→ **Written request**
Retype only what runs from the first line of the listing to the line holding "0.4, 0.1, 0, 0, 0];", both included. Do not retype the pictures.

====== Provided data ======

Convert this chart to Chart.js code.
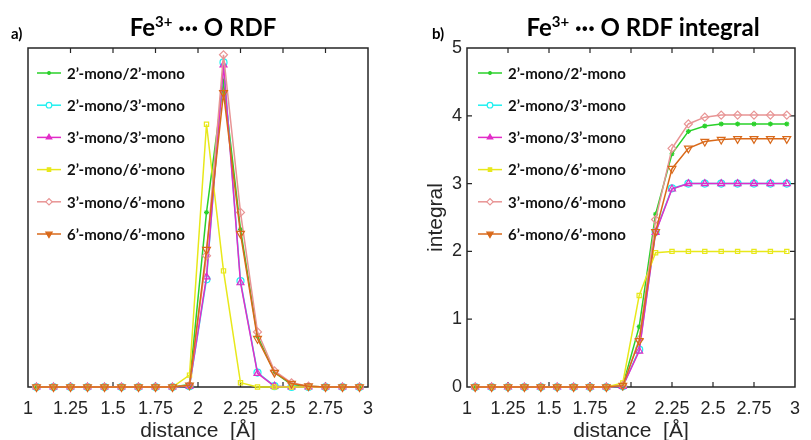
<!DOCTYPE html>
<html>
<head>
<meta charset="utf-8">
<script src="https://cdn.jsdelivr.net/npm/chart.js@4/dist/chart.umd.min.js"></script>
<style>
html, body { margin: 0; padding: 0; background: #fff; }
#wrap { position: relative; width: 811px; height: 440px; overflow: hidden; }
canvas { position: absolute; top: 0; }
#rdf { left: 0; }
#integ { left: 405px; }
</style>
</head>
<body>
<div id="wrap">
  <canvas id="rdf" width="405" height="450"></canvas>
  <canvas id="integ" width="406" height="450"></canvas>
</div>
<script>
// distances (bin centres, Å)
const distance = [1.05, 1.15, 1.25, 1.35, 1.45, 1.55, 1.65, 1.75, 1.85, 1.95,
                  2.05, 2.15, 2.25, 2.35, 2.45, 2.55, 2.65, 2.75, 2.85, 2.95];
const xTicks = [1, 1.25, 1.5, 1.75, 2, 2.25, 2.5, 2.75, 3];
const yTicksInt = [0, 1, 2, 3, 4, 5];

const seriesNames = ['2’-mono/2’-mono', '2’-mono/3’-mono', '3’-mono/3’-mono',
                     '2’-mono/6’-mono', '3’-mono/6’-mono', '6’-mono/6’-mono'];

// RDF g(r) (arbitrary units)
const rdf22 = [0, 0, 0, 0, 0, 0, 0, 0, 0, 0.3, 20.6, 36.0, 18.6, 6.0, 1.7, 0.3, 0.1, 0, 0, 0];
const rdf23 = [0, 0, 0, 0, 0, 0, 0, 0, 0, 0.1, 12.7, 38.3, 12.5, 1.7, 0.1, 0, 0, 0, 0, 0];
const rdf33 = [0, 0, 0, 0, 0, 0, 0, 0, 0, 0.1, 13.0, 38.0, 12.3, 1.6, 0.1, 0, 0, 0, 0, 0];
const rdf26 = [0, 0, 0, 0, 0, 0, 0, 0, 0, 1.4, 31.0, 13.7, 0.5, 0, 0, 0, 0, 0, 0, 0];
const rdf36 = [0, 0, 0, 0, 0, 0, 0, 0, 0, 0.2, 15.5, 39.2, 20.6, 6.5, 1.9, 0.5, 0.1, 0, 0, 0];
const rdf66 = [0, 0, 0, 0, 0, 0, 0, 0, 0, 0.2, 16.2, 34.7, 18.1, 5.7, 1.7, 0.4, 0.1, 0, 0, 0];

// RDF integral
const int22 = [0, 0, 0, 0, 0, 0, 0, 0, 0, 0.02, 0.89, 2.55, 3.44, 3.77, 3.85, 3.88, 3.88, 3.88, 3.88, 3.88];
const int23 = [0, 0, 0, 0, 0, 0, 0, 0, 0, 0.01, 0.55, 2.29, 2.93, 3.00, 3.00, 3.00, 3.00, 3.00, 3.00, 3.00];
const int33 = [0, 0, 0, 0, 0, 0, 0, 0, 0, 0.01, 0.53, 2.28, 2.92, 3.00, 3.00, 3.00, 3.00, 3.00, 3.00, 3.00];
const int26 = [0, 0, 0, 0, 0, 0, 0, 0, 0, 0.06, 1.35, 1.98, 2.00, 2.00, 2.00, 2.00, 2.00, 2.00, 2.00, 2.00];
const int36 = [0, 0, 0, 0, 0, 0, 0, 0, 0, 0.02, 0.70, 2.47, 3.52, 3.88, 3.98, 4.01, 4.01, 4.01, 4.01, 4.01];
const int66 = [0, 0, 0, 0, 0, 0, 0, 0, 0, 0.02, 0.68, 2.29, 3.22, 3.52, 3.62, 3.65, 3.66, 3.66, 3.66, 3.66];

const colors = ['#2ad12a', '#1ff0f0', '#e22cc8', '#e8e81a', '#e89494', '#d9691a'];
const markers = [
  {style: 'star', r: 2.5, rot: 0, fill: true},
  {style: 'circle', r: 3.5, rot: 0, fill: false},
  {style: 'triangle', r: 4, rot: 0, fill: true},
  {style: 'rect', r: 3, rot: 0, fill: true},
  {style: 'rectRot', r: 4, rot: 0, fill: false},
  {style: 'triangle', r: 4.5, rot: 180, fill: true}
];

const AX = '#262626';
const tickFont = {family: '"Liberation Sans", Arial, sans-serif', size: 18};
const labelFont = {family: '"Liberation Sans", Arial, sans-serif', size: 21};

function makeSets(lists) {
  return lists.map((vals, i) => ({
    label: seriesNames[i],
    data: distance.map((d, j) => ({x: d, y: vals[j]})),
    borderColor: colors[i],
    backgroundColor: colors[i],
    pointBorderColor: colors[i],
    pointBackgroundColor: 'rgba(0,0,0,0)',
    pointStyle: markers[i].style,
    pointRadius: markers[i].r,
    pointRotation: markers[i].rot,
    pointBorderWidth: 1.2,
    borderWidth: 1.5,
    tension: 0,
    clip: false,
    order: 5 - i
  }));
}

// box with inward ticks, MATLAB style
const boxPlugin = {
  id: 'box',
  beforeDatasetsDraw(chart, args, opts) {
    const {ctx, chartArea: a, scales} = chart;
    ctx.save();
    ctx.strokeStyle = AX;
    ctx.lineWidth = 1.5;
    ctx.strokeRect(a.left, a.top, a.right - a.left, a.bottom - a.top);
    ctx.lineWidth = 1.2;
    ctx.beginPath();
    xTicks.forEach(v => {
      const px = scales.x.getPixelForValue(v);
      if (px < a.left + 2 || px > a.right - 2) return;
      ctx.moveTo(px, a.bottom); ctx.lineTo(px, a.bottom - 5);
      ctx.moveTo(px, a.top); ctx.lineTo(px, a.top + 5);
    });
    if (opts.yTicks) {
      opts.yTicks.forEach(v => {
        const py = scales.y.getPixelForValue(v);
        if (py < a.top + 2 || py > a.bottom - 2) return;
        ctx.moveTo(a.left, py); ctx.lineTo(a.left + 5, py);
        ctx.moveTo(a.right, py); ctx.lineTo(a.right - 5, py);
      });
    }
    ctx.stroke();
    ctx.restore();
  },
  afterDraw(chart, args, opts) {
    const {ctx, chartArea: a} = chart;
    ctx.save();
    // legend
    ctx.textBaseline = 'middle';
    const sets = chart.data.datasets;
    sets.forEach((ds, i) => {
      const y = 73 + i * 32.2;
      const x0 = a.left + opts.legX;
      ctx.strokeStyle = ds.borderColor;
      ctx.lineWidth = 1.5;
      ctx.beginPath(); ctx.moveTo(x0, y); ctx.lineTo(x0 + 24, y); ctx.stroke();
      ctx.lineWidth = 1.2;
      ctx.fillStyle = markers[i].fill ? ds.borderColor : '#fff';
      Chart.helpers.drawPoint(ctx, {
        pointStyle: ds.pointStyle, radius: ds.pointRadius * 0.8,
        rotation: ds.pointRotation, borderWidth: 1.2
      }, x0 + 12, y);
      ctx.font = 'bold 15px Lato, sans-serif';
      ctx.fillStyle = '#111';
      ctx.fillText(ds.label, x0 + 30, y + 1);
    });
    // title with superscript
    const big = 'bold 24px Lato, sans-serif', sup = 'bold 15px Lato, sans-serif';
    const parts = [['Fe', big, 0], ['3+', sup, -9], [' \u00B7\u00B7\u00B7 ', big, 0], ['O ' + opts.title, big, 0]];
    let w = 0;
    parts.forEach(p => { ctx.font = p[1]; w += ctx.measureText(p[0]).width; });
    let x = opts.titleX - w / 2;
    ctx.fillStyle = '#000';
    ctx.textBaseline = 'alphabetic';
    parts.forEach(p => { ctx.font = p[1]; ctx.fillText(p[0], x, 36 + p[2]); x += ctx.measureText(p[0]).width; });
    // panel letter
    ctx.font = 'bold 15px Lato, sans-serif';
    ctx.fillText(opts.letter, opts.letterX, 39);
    ctx.restore();
  }
};

function xScale() {
  return {
    type: 'linear', min: 1, max: 3,
    afterBuildTicks: s => { s.ticks = xTicks.map(v => ({value: v})); },
    afterFit: s => { s.height = 63; },
    grid: {display: false, drawTicks: false},
    border: {display: false},
    ticks: {font: tickFont, color: AX, padding: 11, maxRotation: 0, autoSkip: false,
            callback: v => String(v)},
    title: {display: true, text: 'distance  [Å]', font: labelFont, color: AX,
            padding: {top: 0, bottom: 6}}
  };
}

new Chart(document.getElementById('rdf'), {
  type: 'line',
  data: {datasets: makeSets([rdf22, rdf23, rdf33, rdf26, rdf36, rdf66])},
  options: {
    responsive: false, animation: false,
    layout: {padding: {left: 28, right: 37, top: 48, bottom: 0}},
    plugins: {legend: {display: false}, tooltip: {enabled: false},
              box: {legX: 9, title: 'RDF', titleX: 203, letter: 'a)', letterX: 11}},
    scales: {
      x: xScale(),
      y: {min: 0, max: 40, afterFit: s => { s.width = 0; },
          grid: {display: false, drawTicks: false}, border: {display: false},
          ticks: {display: false}}
    }
  },
  plugins: [boxPlugin]
});

new Chart(document.getElementById('integ'), {
  type: 'line',
  data: {datasets: makeSets([int22, int23, int33, int26, int36, int66])},
  options: {
    responsive: false, animation: false,
    layout: {padding: {left: 0, right: 4, top: 48, bottom: 0}},
    plugins: {legend: {display: false}, tooltip: {enabled: false},
              box: {legX: 11, title: 'RDF integral', titleX: 238, letter: 'b)', letterX: 27, yTicks: yTicksInt}},
    scales: {
      x: xScale(),
      y: {min: 0, max: 5,
          afterBuildTicks: s => { s.ticks = yTicksInt.map(v => ({value: v})); },
          afterFit: s => { s.width = 62; },
          grid: {display: false, drawTicks: false}, border: {display: false},
          ticks: {font: tickFont, color: AX, padding: 5},
          title: {display: true, text: 'integral', font: labelFont, color: AX,
                  padding: {top: 19, bottom: 0}}}
    }
  },
  plugins: [boxPlugin]
});
</script>
</body>
</html>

======

→ **Answer for this exercise**
Convert this chart to Chart.js code.
<!DOCTYPE html>
<html>
<head>
<meta charset="utf-8">
<script src="https://cdn.jsdelivr.net/npm/chart.js@4/dist/chart.umd.min.js"></script>
<style>
html, body { margin: 0; padding: 0; background: #fff; }
#wrap { position: relative; width: 811px; height: 440px; overflow: hidden; }
canvas { position: absolute; top: 0; }
#rdf { left: 0; }
#integ { left: 405px; }
</style>
</head>
<body>
<div id="wrap">
  <canvas id="rdf" width="405" height="450"></canvas>
  <canvas id="integ" width="406" height="450"></canvas>
</div>
<script>
// distances (bin centres, Å)
const distance = [1.05, 1.15, 1.25, 1.35, 1.45, 1.55, 1.65, 1.75, 1.85, 1.95,
                  2.05, 2.15, 2.25, 2.35, 2.45, 2.55, 2.65, 2.75, 2.85, 2.95];
const xTicks = [1, 1.25, 1.5, 1.75, 2, 2.25, 2.5, 2.75, 3];
const yTicksInt = [0, 1, 2, 3, 4, 5];

const seriesNames = ['2’-mono/2’-mono', '2’-mono/3’-mono', '3’-mono/3’-mono',
                     '2’-mono/6’-mono', '3’-mono/6’-mono', '6’-mono/6’-mono'];

// RDF g(r) (arbitrary units)
const rdf22 = [0, 0, 0, 0, 0, 0, 0, 0, 0, 0.3, 20.6, 36.0, 18.6, 6.0, 1.7, 0.3, 0.1, 0, 0, 0];
const rdf23 = [0, 0, 0, 0, 0, 0, 0, 0, 0, 0.1, 12.7, 38.3, 12.5, 1.7, 0.1, 0, 0, 0, 0, 0];
const rdf33 = [0, 0, 0, 0, 0, 0, 0, 0, 0, 0.1, 13.0, 38.0, 12.3, 1.6, 0.1, 0, 0, 0, 0, 0];
const rdf26 = [0, 0, 0, 0, 0, 0, 0, 0, 0, 1.4, 31.0, 13.7, 0.5, 0, 0, 0, 0, 0, 0, 0];
const rdf36 = [0, 0, 0, 0, 0, 0, 0, 0, 0, 0.2, 15.5, 39.2, 20.6, 6.5, 1.9, 0.5, 0.1, 0, 0, 0];
const rdf66 = [0, 0, 0, 0, 0, 0, 0, 0, 0, 0.2, 16.2, 34.7, 18.1, 5.7, 1.7, 0.4, 0.1, 0, 0, 0];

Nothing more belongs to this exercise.